Le gouvernement du patronat, des banquiers et de l’Église
Ce gouvernement est qualifié de « technique » car il ne comporte pas de ministres issus des partis politiques. C’est un dispositif assez classique en Italie, utilisé souvent comme transition avant de futures élections. Un tel dispositif permet aux partis politiques de ne plus, pour un temps, se trouver en première ligne pour faire passer des mesures impopulaires.
Mais ce gouvernement est en réalité très politique, comme le révèle sa composition.
Et d’abord Mario Monti, le Président du Conseil : il est considéré comme un homme proche de l’Église, et favorable aux contraintes dictées par l’Union européenne, dont il fut l’un des commissaires. Parce que les questions financières seront au cœur de son activité, Monti cumule ses fonctions avec celle de ministre de l’économie et des finances.
À ses côtés, Corrado Passera, un « grand patron », est chargé d’un grand ministère du Développement économique, des infrastructures et des Transports. Cet homme fut le patron de plusieurs grandes entreprises, avant de prendre la tête de la banque Intesa Sanpaolo en 2002.
La bourgeoisie italienne peut compter sur lui pour défendre ses intérêts face au capitalisme français. Avec la banque Intesa Sanpaolo, il multiplia les obstacles pour tenter (en vain) d’interdire aux capitaux français de faire main basse sur le groupe agro-alimentaire Parmalat, puis sur Edison.
Pour mener l’offensive contre les salariés, Monti a choisi Elsa Fornero comme ministre du Travail, des Politiques sociales et de la Parité. Cette universitaire spécialiste de l’assurance vie et de la prévoyance, et vice-présidente du Conseil de surveillance de la banque Intesa Sanpaolo, doit lancer une nouvelle et brutale réforme des retraites, comme l’exigent le patronat italien et par Bruxelles.
Autre choix très politique : le ministère de la Justice est attribué à Paola Severino. Cette avocate et spécialiste du droit pénal, liée aux milieux bancaires, fut l’avocate du banquier Cesare Geronzi, un proche de Berlusconi condamné il y a peu. Berlusconi, menacé de prison à l’issue des divers procès en cours, peut espérer que ses « affaires » seront regardées avec bienveillance… En échange de quoi, il ne mettra pas trop de bâtons dans les roues du gouvernement Monti.

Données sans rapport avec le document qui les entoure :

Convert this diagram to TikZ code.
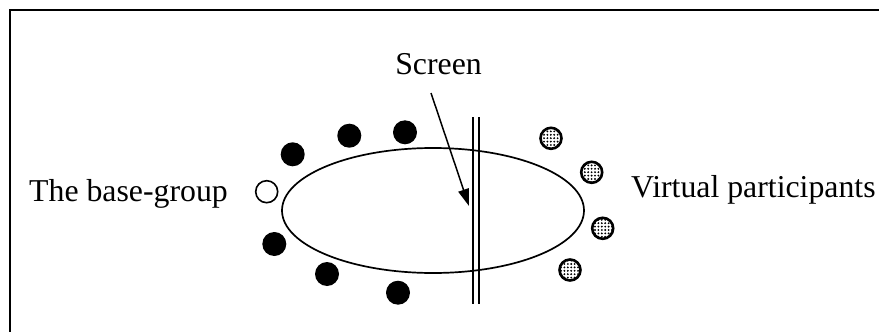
\documentclass[tikz,border=0pt]{standalone}
\usepackage{fontspec}
\setmainfont{Liberation Serif}
\usetikzlibrary{arrows.meta,patterns.meta}
\begin{document}
\begin{tikzpicture}[x=1pt,y=-1pt,
  label text/.style={inner sep=0pt,font=\fontsize{31.8}{36}\selectfont},
  member/.style={circle,fill=black,inner sep=0pt,minimum size=24pt},
  newcomer/.style={circle,draw=black,line width=1.6pt,fill=white,inner sep=0pt,minimum size=22pt},
  remote/.style={circle,draw=black,line width=2.6pt,inner sep=0pt,minimum size=21pt,
    pattern={Dots[distance=3.4pt,radius=1.05pt]}},
  thinline/.style={line width=1.7pt}]
\useasboundingbox (0,0) rectangle (879,332);

% frame (left and top edges)
\draw[line width=2pt] (10,332) -- (10,9.5) -- (879,9.5);

% table
\draw[thinline] (433,210.5) ellipse [x radius=151, y radius=62.5];

% screen
\coordinate (s1t) at (473,117); \coordinate (s1b) at (473,304);
\coordinate (s2t) at (479,117); \coordinate (s2b) at (479,304);
\draw[thinline] (s1t) -- (s1b);
\draw[thinline] (s2t) -- (s2b);

% base group
\node[member] (m1) at (292.7,154.3) {};
\node[member] (m2) at (349.3,135.7) {};
\node[member] (m3) at (405,132.3) {};
\node[newcomer] (m0) at (266.7,191.7) {};
\node[member] (m4) at (274.3,244) {};
\node[member] (m5) at (327,274) {};
\node[member] (m6) at (398,292.7) {};

% virtual participants
\node[remote] (v1) at (551,138.3) {};
\node[remote] (v2) at (591.7,172.3) {};
\node[remote] (v3) at (602.7,228.3) {};
\node[remote] (v4) at (570,270) {};

% labels
\node[label text,anchor=base west] (base) at (29,201) {The base-group};
\node[label text,anchor=base west] (virt) at (631,197) {Virtual participants};
\node[label text,anchor=base east] (scr) at (482,74) {Screen};

% pointer from the caption to the screen
\coordinate (ptrs) at (431,93);
\coordinate (ptre) at (469,206);
\draw[line width=1.5pt,-{Triangle[length=17pt,width=11pt]}] (ptrs) -- (ptre);
\end{tikzpicture}
\end{document}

Une autre décision est emblématique : le ministère du Fédéralisme, ministère chéri des autonomistes de la Ligue du nord, disparaît. Ce ministère est remplacé par deux autres, dont les intitulés valent programme : le ministère de la Cohésion nationale, et le ministère de l’Intégration. Ce choix exprime une défaite pour l’organisation xénophobe et réactionnaire dirigée par Umberto Bossi, jusqu’alors composante incontournable des gouvernements de Berlusconi. Il exprime la volonté de la grande bourgeoise nationale italienne, tournée vers la zone euro, de reprendre pleinement la main face au porte parole des petits patrons du nord de l’Italie.
Enfin, le choix d’Andrea Riccardi, au ministère de la Coopération internationale et de l’Intégration est emblématique. Cet historien, spécialiste du Vatican, est le fondateur de la Communauté de Sant’Egidio. Il s’agit d’une institution importante de l’Église catholique, chargée d’interventions diplomatiques discrètes dans nombre d’affaire internationales jugées un peu difficiles, comme l’organisation d’un dialogue entre le gouvernement algérien et ses opposants.
Dans le même sens dot être apprécié le choix, comme ministre de la culture, de. Lorenzo Ornaghi, le recteur de l’Université catholique du Sacré-Cœur de Milan.
Et, avec Corrado Passera, Andrea Riccardi et Lorenzo Ornaghi ont participé, au début de l’automne à Todi, à une rencontre entre patrons et syndicats chrétiens, au cours de laquelle fut préparée la succession de Berlusconi.